John Coltrane 『Acknowledgement』 (Coltrane) 1965Impulse!

北米大陸にて勃興したジャズは、第二次大戦後、急速に先鋭化し、ビバップを嚆矢としてモダンジャズの隆盛を産んだ。モダンジャズは、約20年弱の間、様々な進化を遂げた後、急速に衰えた。その没落は、ロックのブレイクと期を一にしている。

ジャズとロックは、正反対な気質を持っているといえる。狂騒的なロックとクールなジャズ。
米国黒人が主導したジャズと英国白人が主導したロック。スノッブなほど知的なジャズと、下世話にセクシャルなロック。

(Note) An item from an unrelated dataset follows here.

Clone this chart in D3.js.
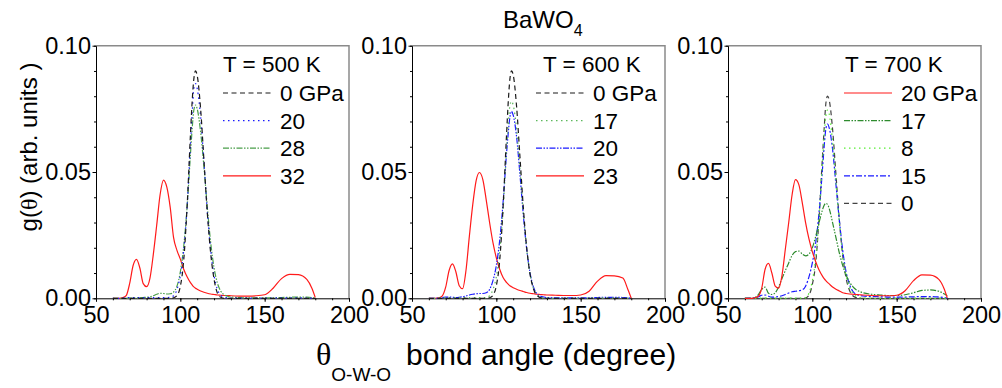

コルトレーンは、モダンジャズの時代の全域において活躍し続けた、最も重要なサックスプレイヤーだが、その晩年に世に問うたのが、アルバム「A Love Supreme」だった。

ここには、大衆への迎合は全く存在しない。空気など読んでいないのだ。マーケティング志向によるお約束テンプレートを纏いがちなロックとは正反対の屹立した姿勢がここにある。

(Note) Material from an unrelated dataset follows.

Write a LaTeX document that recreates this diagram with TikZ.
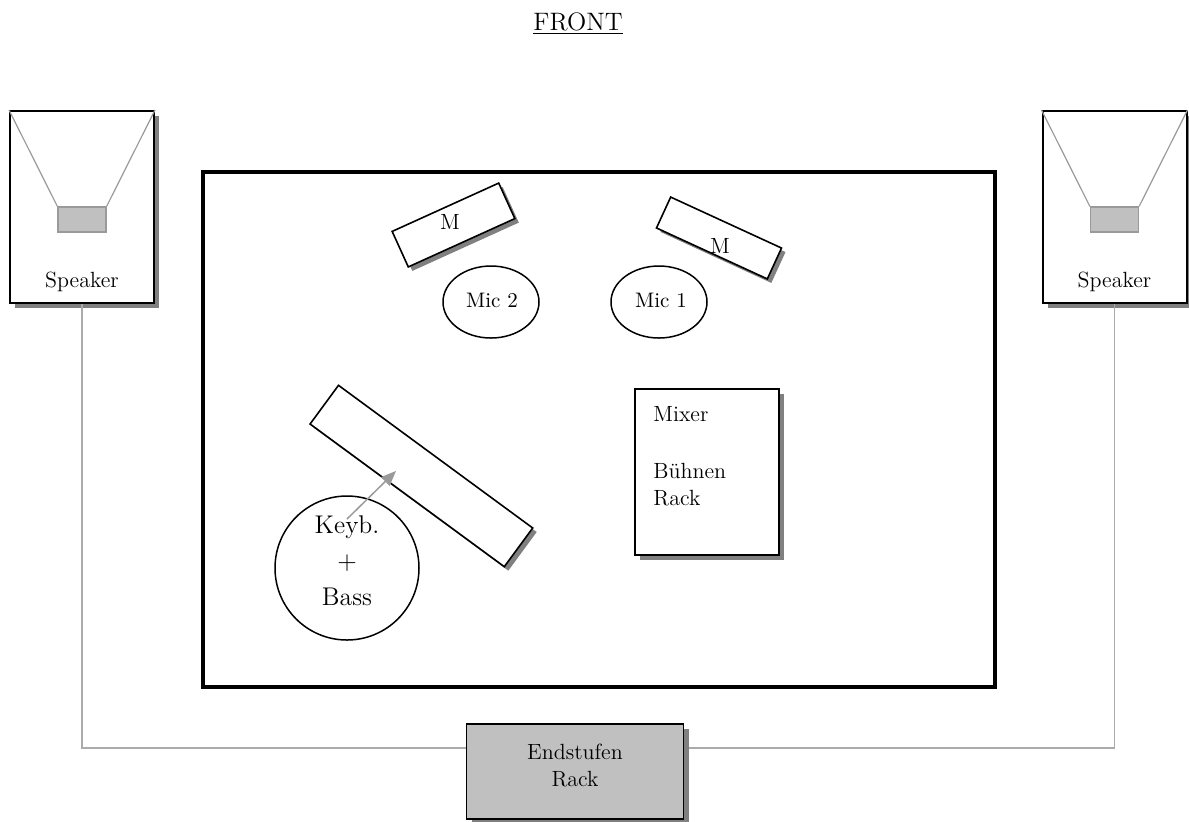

あくまで硬質に、精緻に、コルトレーンの出したい音だけが、過不足なく鳴っている。リスナーの事情など知ったことではなく、多分この音を出さないと死んでしまう局面に瀕しているのだろう。

もしかしたら、1960年代こそが、人類文明の頂点であり、緩やかな衰亡はもはや50年も経過してしまったのかもしれない。